Wednesday, March 17, 2010
How history will consider Nats, Dukes
We have, via official tweets from the Nationals' PR office, this from president Stan Kasten: "I know of no 'incident' as it pertains to Elijah Dukes and his unconditional release today. People who are saying this don't know what they're talking about."
Directly or indirectly, this would seem to be a swipe at Jim Bowden, who 1) referenced a "latest" incident in a tweet, then 2) deleted all three of his tweets (two of which were about Dukes).
Yes, it's all so 2010.
Let's review what we know (or think we know) about Elijah Dukes ...
* He's relatively young and definitely cheap;
* He's had some issues, particularly off the field, but has kept himself out of the news for quite some time;
* He's got immense power, though as yet he's not harnessed it with any consistency; and
* He's not a great outfielder, but good enough to play right field for most clubs.
Two more salient points: 1) Despite his off-the-field issues, he presumably has (or had) some trade value, and 2) the best candidates to replace him in the Nationals' lineup are Justin Maxwell and Roger Bernadina, with neither of them showing half the talents of Dukes.
So this can't be a "baseball decision," right?
Well, that depends on your definition.

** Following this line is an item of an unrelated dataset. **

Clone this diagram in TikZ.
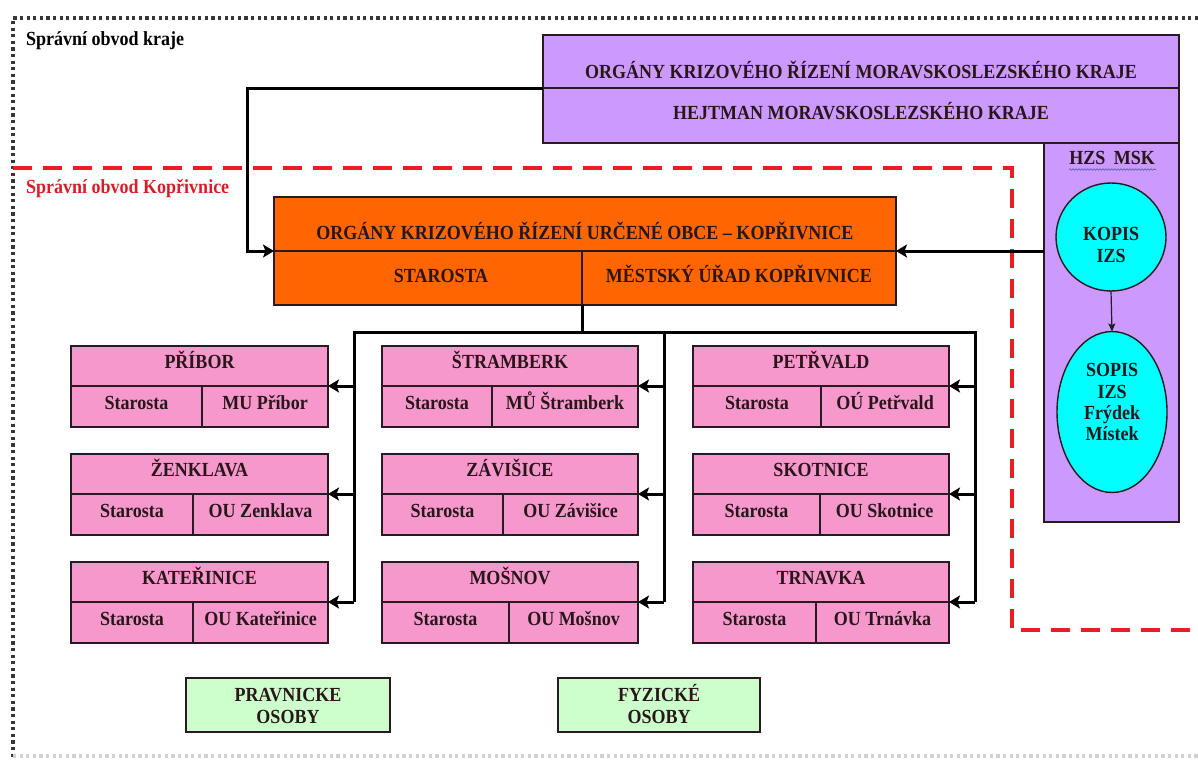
\documentclass[tikz,border=0pt]{standalone}
\usepackage{fontspec}
\setmainfont{Liberation Serif}[FakeStretch=0.9]
\usetikzlibrary{arrows.meta,shapes.geometric,decorations.pathmorphing,calc}
\definecolor{pinkf}{RGB}{246,152,204}
\definecolor{orangef}{RGB}{255,102,0}
\definecolor{purplef}{RGB}{204,153,255}
\definecolor{cyanf}{RGB}{0,255,255}
\definecolor{greenf}{RGB}{204,255,204}
\definecolor{bd}{RGB}{40,25,35}
\definecolor{txt}{RGB}{40,22,26}
\definecolor{redd}{RGB}{236,28,36}
\definecolor{redt}{RGB}{215,30,40}
\definecolor{dotc}{RGB}{55,55,55}
\tikzset{
  bx/.style={draw=bd, line width=1.4pt, inner sep=0pt, outer sep=0pt, anchor=north west},
  sepl/.style={draw=bd, line width=1.4pt},
  lbl/.style={font=\fontsize{20}{22}\selectfont\bfseries, text=txt, inner sep=0pt, anchor=base},
  conn/.style={draw=black, line width=3pt, -{Stealth[length=11pt,width=13pt,inset=2.5pt]}},
  wire/.style={draw=black, line width=3pt},
  thinconn/.style={draw=bd, line width=1.2pt, -{Stealth[length=8pt,width=7pt,inset=1.5pt]}},
  pbox/.style={bx, fill=pinkf},
  gbox/.style={bx, fill=greenf},
  ell/.style={ellipse, draw=bd, line width=1.4pt, fill=cyanf, inner sep=0pt, outer sep=0pt},
  dotframe/.style={draw=dotc, line width=3.2pt, dash pattern=on 3.2pt off 3.4pt},
  redframe/.style={draw=redd, line width=4pt, dash pattern=on 19pt off 11pt},
}
\newcommand\town[7]{%
  \node[pbox, minimum width=#4, minimum height=81] (#1) at (#2,#3) {};
  \coordinate (#1-d) at (#2+#4,#3+40);
  \draw[sepl] (#2,#3+40) -- (#1-d);
  \draw[sepl] (#5,#3+40) -- (#5,#3+81);
  \node[lbl] (#1-t) at ({#2+#4/2},#3+22.5) {#6};
  \node[lbl] (#1-s) at ({(#2+#5)/2},#3+63) {Starosta};
  \node[lbl] (#1-o) at ({(#5+#2+#4)/2},#3+63) {#7};
}
\begin{document}
\begin{tikzpicture}[x=1pt,y=-1pt]
\useasboundingbox (0,0) rectangle (1198,760);
% outer dotted frame
\draw[dotframe] (1198,18) -- (13,18) -- (13,757);
\draw[dotframe, draw=black!18] (13,756) -- (1198,756);
\node[lbl, anchor=base west, text=black] (krajlbl) at (26,45.5) {Správní obvod kraje};
% red dashed frame
\draw[redframe] (13,168) -- (1012,168) -- (1012,630) -- (1198,630);
\node[lbl, anchor=base west, text=redt] (koplbl) at (26,193.5) {Správní obvod Kopřivnice};

% regional box
\node[bx, fill=purplef, minimum width=636, minimum height=108] (kraj) at (543,35) {};
\draw[sepl] (543,88) -- (1179,88);
\coordinate (kraj-d) at (543,88);
\node[lbl] (kraj-t) at (861,78.5) {ORGÁNY KRIZOVÉHO ŘÍZENÍ MORAVSKOSLEZSKÉHO KRAJE};
\node[lbl] (hejtman) at (861,119.5) {HEJTMAN MORAVSKOSLEZSKÉHO KRAJE};
% HZS column
\node[bx, fill=purplef, minimum width=135, minimum height=379] (hzs) at (1044,143) {};
\node[lbl] (hzs-t) at (1112,164.5) {HZS\hspace{4pt} MSK};
\draw[gray!70!blue, line width=0.6pt, decorate, decoration={snake, amplitude=0.8pt, segment length=3pt}] (1069,169.5) -- (1156,169.5);
\coordinate (hzs-d) at (1044,251);
\node[ell, minimum width=110, minimum height=108] (kopis) at (1111,237) {};
\node[lbl] (kopis-1) at (1111,240.5) {KOPIS};
\node[lbl] (kopis-2) at (1111,262.5) {IZS};
\node[ell, minimum width=110, minimum height=161] (sopis) at (1112,412) {};
\node[lbl] (sopis-1) at (1112,376.5) {SOPIS};
\node[lbl] (sopis-2) at (1112,398.5) {IZS};
\node[lbl] (sopis-3) at (1112,419.5) {Frýdek};
\node[lbl] (sopis-4) at (1112,440.5) {Místek};
\draw[thinconn] (kopis.south) -- (sopis.north);

% municipality box
\node[bx, fill=orangef, minimum width=622, minimum height=108] (ork) at (274,197) {};
\draw[sepl] (274,251) -- (896,251);
\draw[sepl] (582,251) -- (582,305);
\coordinate (ork-w) at (274,251);
\coordinate (ork-e) at (896,251);
\coordinate (ork-v) at (582,305);
\node[lbl] (ork-t) at (585,239.5) {ORGÁNY KRIZOVÉHO ŘÍZENÍ URČENÉ OBCE – KOPŘIVNICE};
\node[lbl] (ork-s) at (441,282.5) {STAROSTA};
\node[lbl] (ork-m) at (739,282.5) {MĚSTSKÝ ÚŘAD KOPŘIVNICE};

\draw[conn] (kraj-d) -- (247,88) |- (ork-w);
\draw[conn] (hzs-d) -- (ork-e);

% towns
\town{pribor}{71}{346}{257}{202}{PŘÍBOR}{MU Příbor}
\town{zenklava}{71}{454}{257}{193}{ŽENKLAVA}{OU Zenklava}
\town{katerinice}{71}{562}{257}{193}{KATEŘINICE}{OU Kateřinice}
\town{stramberk}{382}{346}{256}{492}{ŠTRAMBERK}{MŮ Štramberk}
\town{zavisice}{382}{454}{256}{503}{ZÁVIŠICE}{OU Závišice}
\town{mosnov}{382}{562}{256}{509}{MOŠNOV}{OU Mošnov}
\town{petrvald}{693}{346}{256}{821}{PETŘVALD}{OÚ Petřvald}
\town{skotnice}{693}{454}{256}{820}{SKOTNICE}{OU Skotnice}
\town{trnavka}{693}{562}{256}{816}{TRNAVKA}{OU Trnávka}

% bus
\coordinate (bus1) at (354,332);
\coordinate (bus2) at (664,332);
\coordinate (bus3) at (975,332);
\draw[wire] (ork-v) -- (ork-v |- bus1);
\draw[wire] (bus1 |- katerinice-d) -- (bus1) -- (bus3) -- (bus3 |- trnavka-d);
\draw[wire] (bus2) -- (bus2 |- mosnov-d);
\foreach \t in {pribor,zenklava,katerinice} \draw[conn] (bus1 |- \t-d) -- (\t-d);
\foreach \t in {stramberk,zavisice,mosnov} \draw[conn] (bus2 |- \t-d) -- (\t-d);
\foreach \t in {petrvald,skotnice,trnavka} \draw[conn] (bus3 |- \t-d) -- (\t-d);

% persons
\node[gbox, minimum width=204, minimum height=54] (prav) at (186,678) {};
\node[lbl] (prav-1) at (288,701.5) {PRAVNICKE};
\node[lbl] (prav-2) at (288,723.5) {OSOBY};
\node[gbox, minimum width=202, minimum height=54] (fyz) at (558,678) {};
\node[lbl] (fyz-1) at (659,701.5) {FYZICKÉ};
\node[lbl] (fyz-2) at (659,723.5) {OSOBY};
\end{tikzpicture}
\end{document}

If you have the best guy in the world but he's got an 8.42 ERA and you release him, it was probably a baseball decision. If you have the worst guy in the world but he's hitting .284/.352/.487 and you release him, it probably wasn't a baseball decision.
Life's not usually so simple. If Dukes was a better player -- a better fielder, a better baserunner, maybe a few more bombs -- the Nationals probably wouldn't have released him. If Dukes was a more responsible human being -- not so many children to support, no allegations of abuse -- the Nationals probably wouldn't have released him. Shoot, if he was having a good spring (he's not, at all) the Nationals probably wouldn't have released him.
But you know what? Dukes turns 26 this summer. In roughly two seasons of plate appearances, he's been slightly better than (National League) average as a hitter, but slightly below average for a corner outfielder. His defense seems to be getting worse. His baserunning cost the Nationals roughly 10 runs last season.
My guess? Dukes got on the wrong side of someone this spring. Probably the manager. Maybe it was because he wasn't interested in making some adjustments in his game. Maybe he was becoming a "mentor" to fellow Floridian Ian Desmond, the Nationals' top (non-Strasburg) prospect. Maybe Jim Riggleman simply didn't think the marginal difference between Dukes and Maxwell was worth the hassle for a club that's not exactly kicking down the Phillies' door.
The only reasonable knock I've seen against the Nationals (in this case) is that if they didn't want Dukes, they should have traded him instead of just flat-out releasing him. But what could they have gotten for him? And how long would it have taken? My guess is that history will not look poorly upon the Nationals for this particular move.